"The universe of possible worlds is constantly expanding and
diversifying thanks to the incessant world-constructing activity of
human minds and hands. Literary fiction is probably the most active
experimental laboratory of the world-constructing enterprise."--from the
author's Preface
The standard contrast between fiction and reality, notes Lubomír
Dolezel, obscures an array of problems that have beset philosophers and
literary critics for centuries. Commentators usually admit that fiction
conveys some kind of truth--the truth of the story of Faust, for
instance.
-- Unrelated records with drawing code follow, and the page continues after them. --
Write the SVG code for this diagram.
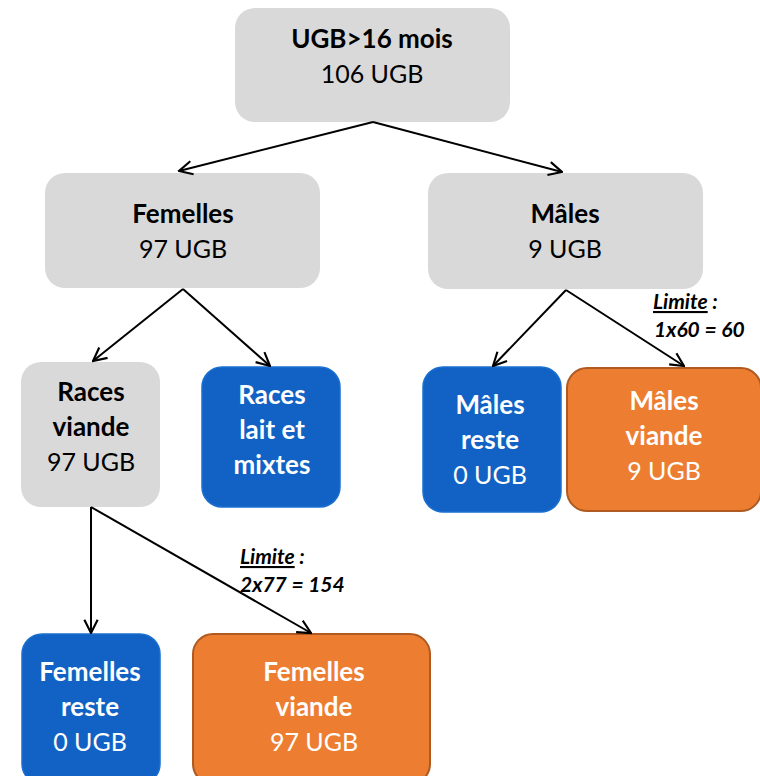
<svg xmlns="http://www.w3.org/2000/svg" width="760" height="776" viewBox="0 0 760 776">
<defs>
<marker id="arr" viewBox="0 0 12 12" refX="11" refY="6" markerWidth="16" markerHeight="16" markerUnits="userSpaceOnUse" orient="auto">
<path d="M1,1 L11,6 L1,11" fill="none" stroke="#000" stroke-width="1.6"/>
</marker>
<style>
.grey{fill:#d9d9d9;}
.blue{fill:#1162c4;stroke:#1a6fd0;stroke-width:1.5;}
.orange{fill:#ed7d31;stroke:#ae5a21;stroke-width:2;}
text{font-family:Lato,"Open Sans","Liberation Sans",sans-serif;font-size:25px;text-anchor:middle;}
.b{font-weight:bold;font-size:26px;}
.dk{fill:#000;}
.wt{fill:#fff;}
.lim{font-size:21px;font-weight:bold;font-style:italic;text-anchor:start;fill:#000;}
.conn line{stroke:#000;stroke-width:2;marker-end:url(#arr);}
</style>
</defs>
<rect width="760" height="776" fill="#fff"/>
<g id="n-top"><rect class="grey" x="235" y="8" width="275" height="114" rx="20"/>
<text class="dk b" x="372" y="48">UGB&gt;16 mois</text><text class="dk" x="372" y="83">106 UGB</text></g>
<g id="n-femelles"><rect class="grey" x="45" y="173" width="275" height="115" rx="20"/>
<text class="dk b" x="183" y="223">Femelles</text><text class="dk" x="183" y="258">97 UGB</text></g>
<g id="n-males"><rect class="grey" x="428" y="173" width="275" height="116" rx="20"/>
<text class="dk b" x="565" y="223">Mâles</text><text class="dk" x="565" y="258">9 UGB</text></g>
<g id="n-races-viande"><rect class="grey" x="21" y="362" width="139" height="145" rx="20"/>
<text class="dk b" x="91" y="401">Races</text><text class="dk b" x="91" y="436">viande</text><text class="dk" x="91" y="471">97 UGB</text></g>
<g id="n-races-lait"><rect class="blue" x="202" y="367" width="138" height="140" rx="20"/>
<text class="wt b" x="272" y="404">Races</text><text class="wt b" x="272" y="439">lait et</text><text class="wt b" x="272" y="474">mixtes</text></g>
<g id="n-males-reste"><rect class="blue" x="423" y="367" width="138" height="145" rx="20"/>
<text class="wt b" x="490" y="414">Mâles</text><text class="wt b" x="490" y="449">reste</text><text class="wt" x="490" y="484">0 UGB</text></g>
<g id="n-males-viande"><rect class="orange" x="567" y="368" width="194" height="143" rx="20"/>
<text class="wt b" x="664" y="410">Mâles</text><text class="wt b" x="664" y="445">viande</text><text class="wt" x="664" y="480">9 UGB</text></g>
<g id="n-femelles-reste"><rect class="blue" x="22" y="634" width="138" height="150" rx="20"/>
<text class="wt b" x="90" y="681">Femelles</text><text class="wt b" x="90" y="716">reste</text><text class="wt" x="90" y="751">0 UGB</text></g>
<g id="n-femelles-viande"><rect class="orange" x="193" y="634" width="237" height="150" rx="20"/>
<text class="wt b" x="314" y="681">Femelles</text><text class="wt b" x="314" y="716">viande</text><text class="wt" x="314" y="751">97 UGB</text></g>
<g class="conn" id="connectors">
<line x1="373" y1="122" x2="179" y2="171"/>
<line x1="373" y1="122" x2="562" y2="172"/>
<line x1="183" y1="289" x2="93" y2="361"/>
<line x1="183" y1="289" x2="270" y2="366"/>
<line x1="566" y1="290" x2="493" y2="366"/>
<line x1="566" y1="290" x2="684" y2="366"/>
<line x1="91" y1="507" x2="91" y2="633"/>
<line x1="91" y1="507" x2="311" y2="633"/>
</g>
<g id="labels">
<text class="lim" x="653" y="309"><tspan text-decoration="underline">Limite</tspan> :</text>
<text class="lim" x="654" y="337">1x60 = 60</text>
<text class="lim" x="240" y="564"><tspan text-decoration="underline">Limite</tspan> :</text>
<text class="lim" x="240" y="592">2x77 = 154</text>
</g>
</svg>
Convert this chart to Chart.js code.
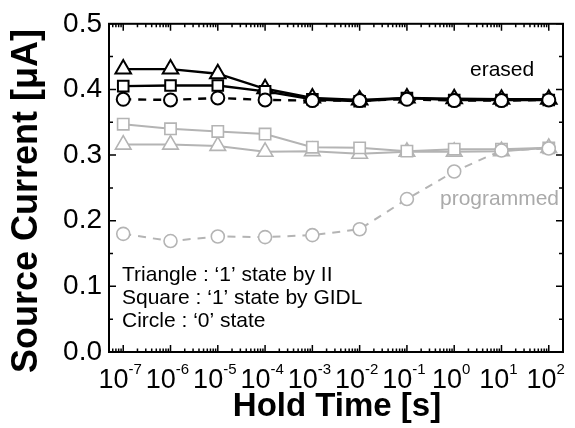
<!DOCTYPE html>
<html>
<head>
<meta charset="utf-8">
<script src="https://cdn.jsdelivr.net/npm/chart.js@4.4.1/dist/chart.umd.min.js"></script>
<style>
  html, body { margin: 0; padding: 0; background: #fff; }
  #wrap { width: 575px; height: 428px; }
</style>
</head>
<body>
<div id="wrap"><canvas id="chart"></canvas></div>
<script>
// hold time [s] and source current [uA]
const holdTimes = [1e-7, 1e-6, 1e-5, 1e-4, 1e-3, 1e-2, 1e-1, 1e0, 1e1, 1e2];
const xTickExponents = [-7, -6, -5, -4, -3, -2, -1, 0, 1, 2];
const yTicks = [0.0, 0.1, 0.2, 0.3, 0.4, 0.5];

const erasedTriangle = [0.431, 0.431, 0.424, 0.401, 0.387, 0.384, 0.387, 0.386, 0.385, 0.385];
const erasedSquare = [0.405, 0.406, 0.406, 0.397, 0.385, 0.382, 0.387, 0.384, 0.384, 0.384];
const erasedCircle = [0.385, 0.384, 0.387, 0.384, 0.383, 0.383, 0.385, 0.383, 0.383, 0.384];
const programmedTriangle = [0.316, 0.316, 0.314, 0.305, 0.306, 0.302, 0.305, 0.305, 0.306, 0.311];
const programmedSquare = [0.347, 0.340, 0.336, 0.332, 0.312, 0.311, 0.306, 0.309, 0.309, 0.311];
const programmedCircle = [0.180, 0.169, 0.176, 0.175, 0.178, 0.187, 0.233, 0.275, 0.307, 0.310];

const BLACK = '#000000';
const GRAY = '#b4b4b4';
const FONT = '"Liberation Sans", Arial, sans-serif';

function series(values, color, shape, radius, dashed, width) {
  return {
    data: holdTimes.map((t, i) => ({ x: t, y: values[i] })),
    borderColor: color,
    borderWidth: width,
    borderDash: dashed ? [8, 7] : [],
    pointStyle: shape,
    pointRadius: radius,
    pointBorderColor: color,
    pointBackgroundColor: '#ffffff',
    pointBorderWidth: width - 0.4,
    tension: 0
  };
}

// 枠・内向き目盛り・テキスト類
const decorations = {
  id: 'decorations',
  afterDatasetsDraw(chart) {
    const ctx = chart.ctx;
    const area = chart.chartArea;
    const xs = chart.scales.x;
    const ys = chart.scales.y;
    ctx.save();
    ctx.strokeStyle = BLACK;
    ctx.lineWidth = 1.5;
    ctx.beginPath();
    // x ticks (top and bottom)
    for (let e = -8; e <= 2; e++) {
      for (let m = 1; m <= 9; m++) {
        const v = m * Math.pow(10, e);
        if (v < xs.min || v > xs.max) continue;
        const px = xs.getPixelForValue(v);
        const len = m === 1 ? 7 : 3.5;
        ctx.moveTo(px, area.bottom); ctx.lineTo(px, area.bottom - len);
        ctx.moveTo(px, area.top); ctx.lineTo(px, area.top + len);
      }
    }
    // y ticks (left and right)
    for (let k = 0; k <= 10; k++) {
      const py = ys.getPixelForValue(k * 0.05);
      const len = k % 2 === 0 ? 7 : 4;
      ctx.moveTo(area.left, py); ctx.lineTo(area.left + len, py);
      ctx.moveTo(area.right, py); ctx.lineTo(area.right - len, py);
    }
    ctx.stroke();
    ctx.lineWidth = 2;
    ctx.strokeRect(area.left, area.top, area.right - area.left, area.bottom - area.top);

    // x tick labels 10^n
    ctx.fillStyle = BLACK;
    ctx.textBaseline = 'alphabetic';
    ctx.textAlign = 'left';
    xTickExponents.forEach(n => {
      const px = xs.getPixelForValue(Math.pow(10, n));
      ctx.font = '27px ' + FONT;
      const base = ctx.measureText('10').width;
      ctx.font = '15px ' + FONT;
      const sup = ctx.measureText(String(n)).width;
      const x0 = px - 3 - (base + sup) / 2;
      ctx.font = '27px ' + FONT;
      ctx.fillText('10', x0, 388);
      ctx.font = '15px ' + FONT;
      ctx.fillText(String(n), x0 + base, 374);
    });

    // axis titles
    ctx.textAlign = 'center';
    ctx.font = 'bold 33px ' + FONT;
    ctx.fillText('Hold Time [s]', 337, 416);
    ctx.font = 'bold 36px ' + FONT;
    ctx.save();
    ctx.translate(37, 201);
    ctx.rotate(-Math.PI / 2);
    ctx.fillText('Source Current [\u03bcA]', 0, 0);
    ctx.restore();

    // annotations
    ctx.font = '21px ' + FONT;
    ctx.textAlign = 'left';
    ctx.fillStyle = BLACK;
    ctx.fillText('erased', 470, 76);
    ctx.fillStyle = '#aaaaaa';
    ctx.fillText('programmed', 440, 205);
    ctx.fillStyle = BLACK;
    ctx.fillText('Triangle : \u20181\u2019 state by II', 122, 281);
    ctx.fillText('Square : \u20181\u2019 state by GIDL', 122, 304);
    ctx.fillText('Circle : \u20180\u2019 state', 122, 327);
    ctx.restore();
  }
};

new Chart(document.getElementById('chart'), {
  type: 'line',
  data: {
    datasets: [
      series(erasedCircle, BLACK, 'circle', 6.5, true, 2.4),
      series(erasedSquare, BLACK, 'rect', 7.5, false, 2.4),
      series(erasedTriangle, BLACK, 'triangle', 9, false, 2.4),
      series(programmedCircle, GRAY, 'circle', 6.5, true, 2),
      series(programmedSquare, GRAY, 'rect', 8, false, 2),
      series(programmedTriangle, GRAY, 'triangle', 9, false, 2)
    ]
  },
  options: {
    responsive: true,
    maintainAspectRatio: false,
    animation: false,
    layout: { padding: { top: 18, right: 12, left: 0, bottom: 0 } },
    plugins: { legend: { display: false }, tooltip: { enabled: false } },
    scales: {
      x: {
        type: 'logarithmic',
        min: 5e-8,
        max: 2e2,
        grid: { display: false, drawTicks: false },
        border: { display: false },
        ticks: { display: false },
        afterFit: s => { s.height = 76; }
      },
      y: {
        type: 'linear',
        min: 0,
        max: 0.5,
        grid: { display: false, drawTicks: false },
        border: { display: false },
        afterBuildTicks: s => { s.ticks = yTicks.map(v => ({ value: v })); },
        ticks: {
          padding: 7,
          color: BLACK,
          font: { family: FONT, size: 28 },
          callback: v => v.toFixed(1)
        },
        afterFit: s => { s.width = 109; }
      }
    }
  },
  plugins: [decorations]
});
</script>
</body>
</html>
They acknowledge that fiction usually bears some kind of
relation to reality--for example, the London of Dickens. But both the
status of the truth and the nature of the relationship have baffled,
frustrated, or repelled a long line of thinkers.
In Heterocosmica, Lubomír Dolezel offers nothing less than a complete
theory of literary fiction based on the idea of possible worlds.
Beginning with a discussion of the extant semantics and pragmatics of
fictionality--by Leibniz, Russell, Frege, Searle, Auerbach, and
others--he relates them to literature, literary theory, and narratology.
He also investigates theories of action, intention, and literary
communication to develop a system of concepts that allows him to offer
perceptive reinterpretations of a host of classical, modern, and
postmodern fictional narratives--from Defoe through Dickens, Dostoevsky,
Huysmans, Bely, and Kafka to Hemingway, Kundera, Rhys, Plenzdorf, and
Coetzee. By careful attention to philosophical inquiry into possible
worlds, especially Saul Kripke's and Jaakko Hintikka's, and through long
familiarity with literary theory, Dolezel brings us an unprecedented
examination of the notion of fictional worlds.